All the magazines rave about the Triumph triple engine, both in 955 and 1050 manifestations. I can see why. It's very eager, and has more power than I can safely use. There is useable power from 2000 rpm onwards, so you can be lazy about changing gears, but dropping two and letting it howl to the redline is quite addictive. Cruising at 80 sees the engine turning at 4500 rpm, which is just less than half the maximum on the dial, so it feels unstressed but still lively. It just wants to keep going, which makes for a relaxing and fatigue-free ride.

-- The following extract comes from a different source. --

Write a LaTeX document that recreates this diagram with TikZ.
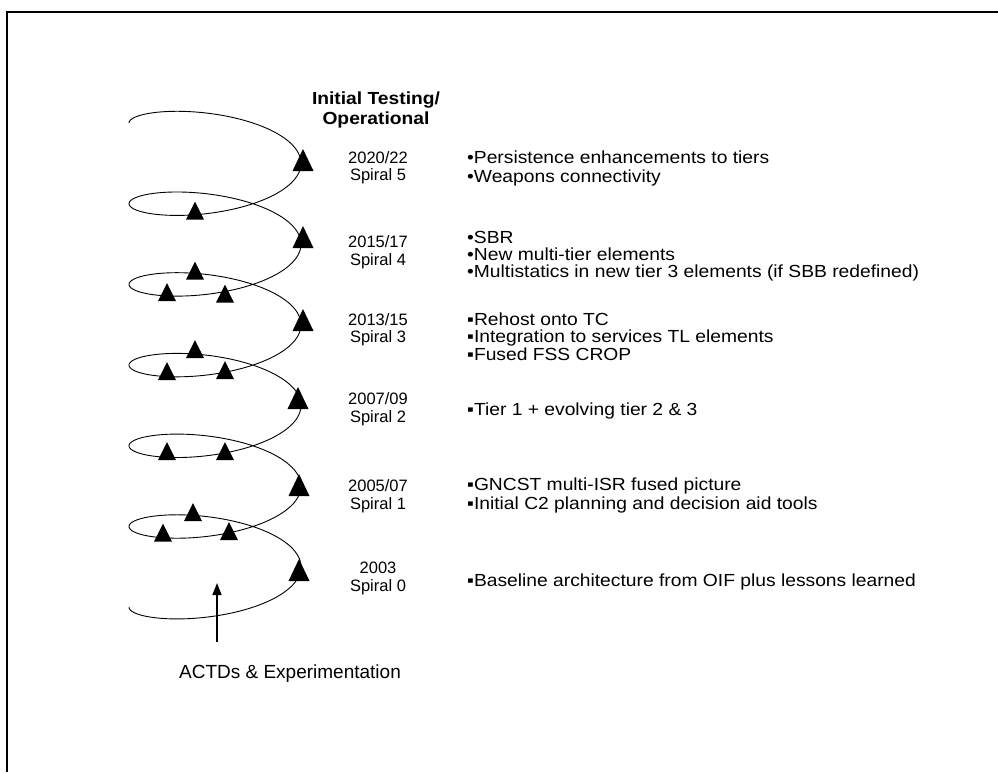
\documentclass[tikz,border=0pt]{standalone}
\usepackage{fontspec}
\setmainfont{Liberation Sans}
\newfontfamily\bodyfont[FakeStretch=1.1]{Liberation Sans}
\usetikzlibrary{arrows.meta}
\begin{document}
\begin{tikzpicture}[x=1pt,y=-1pt,
  bodytxt/.style={font=\bodyfont\fontsize{17.5}{20}\selectfont, anchor=base west, inner sep=0pt},
  datetxt/.style={font=\fontsize{16.5}{19}\selectfont, anchor=base, inner sep=0pt},
  hdrtxt/.style={font=\bodyfont\bfseries\fontsize{17.5}{20}\selectfont, anchor=base, inner sep=0pt},
  labtxt/.style={font=\fontsize{19}{22}\selectfont, anchor=base, inner sep=0pt},
  helix/.style={line width=0.9pt},
  bigtri/.pic={\fill (-10.5,11) -- (10.5,11) -- (0,-11) -- cycle;},
  smalltri/.pic={\fill (-9,9) -- (9,9) -- (0,-9) -- cycle;}
]
\useasboundingbox (0,0) rectangle (998,772);
% frame
\draw[line width=2pt] (998,12) -- (7,12) -- (7,772);
% helix
\draw[helix] plot[domain=0:2160, samples=600, smooth, variable=\t]
  ({215-86*cos(\t)}, {123+0.224167*\t-29*sin(\t)});
% right triangles
\pic at (303,160) {bigtri};
\pic at (303,237) {bigtri};
\pic at (303,320) {bigtri};
\pic at (298,398) {bigtri};
\pic at (299,485) {bigtri};
\pic at (299,570) {bigtri};
% small triangles
\pic at (195,210.5) {smalltri};
\pic at (195,270.5) {smalltri};
\pic at (167,292) {smalltri};
\pic at (225,293.5) {smalltri};
\pic at (195,349) {smalltri};
\pic at (167,371) {smalltri};
\pic at (225,370) {smalltri};
\pic at (167,451) {smalltri};
\pic at (225,451) {smalltri};
\pic at (193,512) {smalltri};
\pic at (163,532.5) {smalltri};
\pic at (229,531) {smalltri};
% header
\node[hdrtxt] (h1) at (376,104) {Initial Testing/};
\node[hdrtxt] (h2) at (376,124) {Operational};
% dates
\node[datetxt] (d5a) at (378,163) {2020/22};
\node[datetxt] (d5b) at (378,180) {Spiral 5};
\node[datetxt] (d4a) at (378,247) {2015/17};
\node[datetxt] (d4b) at (378,265) {Spiral 4};
\node[datetxt] (d3a) at (378,325) {2013/15};
\node[datetxt] (d3b) at (378,342) {Spiral 3};
\node[datetxt] (d2a) at (378,404) {2007/09};
\node[datetxt] (d2b) at (378,422) {Spiral 2};
\node[datetxt] (d1a) at (378,491) {2005/07};
\node[datetxt] (d1b) at (378,509) {Spiral 1};
\node[datetxt] (d0a) at (378,573) {2003};
\node[datetxt] (d0b) at (378,591) {Spiral 0};
% bullet texts
\node[bodytxt] (b5a) at (467,163) {•Persistence enhancements to tiers};
\node[bodytxt] (b5b) at (467,182) {•Weapons connectivity};
\node[bodytxt] (b4a) at (467,243) {•SBR};
\node[bodytxt] (b4b) at (467,260) {•New multi-tier elements};
\node[bodytxt] (b4c) at (467,277) {•Multistatics in new tier 3 elements (if SBB redefined)};
\node[bodytxt] (b3a) at (467,325) {▪Rehost onto TC};
\node[bodytxt] (b3b) at (467,342) {▪Integration to services TL elements};
\node[bodytxt] (b3c) at (467,360) {▪Fused FSS CROP};
\node[bodytxt] (b2a) at (467,415) {▪Tier 1 + evolving tier 2 \& 3};
\node[bodytxt] (b1a) at (467,490) {▪GNCST multi-ISR fused picture};
\node[bodytxt] (b1b) at (467,509) {▪Initial C2 planning and decision aid tools};
\node[bodytxt] (b0a) at (467,586) {▪Baseline architecture from OIF plus lessons learned};
% arrow and label
\coordinate (tail) at (217,642);
\coordinate (head) at (217,583);
\draw[line width=1.6pt, -{Triangle[length=12pt,width=9pt]}] (tail) -- (head);
\node[labtxt] (actd) at (290,678) {ACTDs \& Experimentation};
\end{tikzpicture}
\end{document}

Apart from the slight ache in the arms, I got off after 300+ miles feeling as fresh as a daisy.
Not only was this an opportunity to do a bit of bonding with the bike (it has spent most of the 7 months I have had it in the garage, as the XT is still my daily hassle-free choice, and I have only ridden it about 2500 miles), but also I got to find out the results of my mechanical playtime over the last few weeks, when I replaced the head bearings, refreshed the forks, and fitted new pads to the front brakes. One, nothing fell off, which is always the first definition of successful spannering. Two, the bike now steers as sweetly as it did when new - I can't believe how I dared to ride it in the condition it was in before. And three, EBC HH pads have transformed the braking from 'fairly good' to 'bloody hell!'. A two-finger squeeze on the lever stands the bike on its nose, just like the comics said it should.
Oh, and I have finally found a place to put the 'Team Bike' sticker that I have had hanging around for a couple of years. It was free with an edition of the magazine back in the mid-70s (I remember getting one, and then losing it) and I found this one in a pile of old magazines that someone was throwing away a few years ago. I also have a 'GB' sticker with 'Bike Magazine - Invasion Force' on it, but I couldn 't find anywhere on the Sprint's slim and shapely arse that would take it. Maybe another day.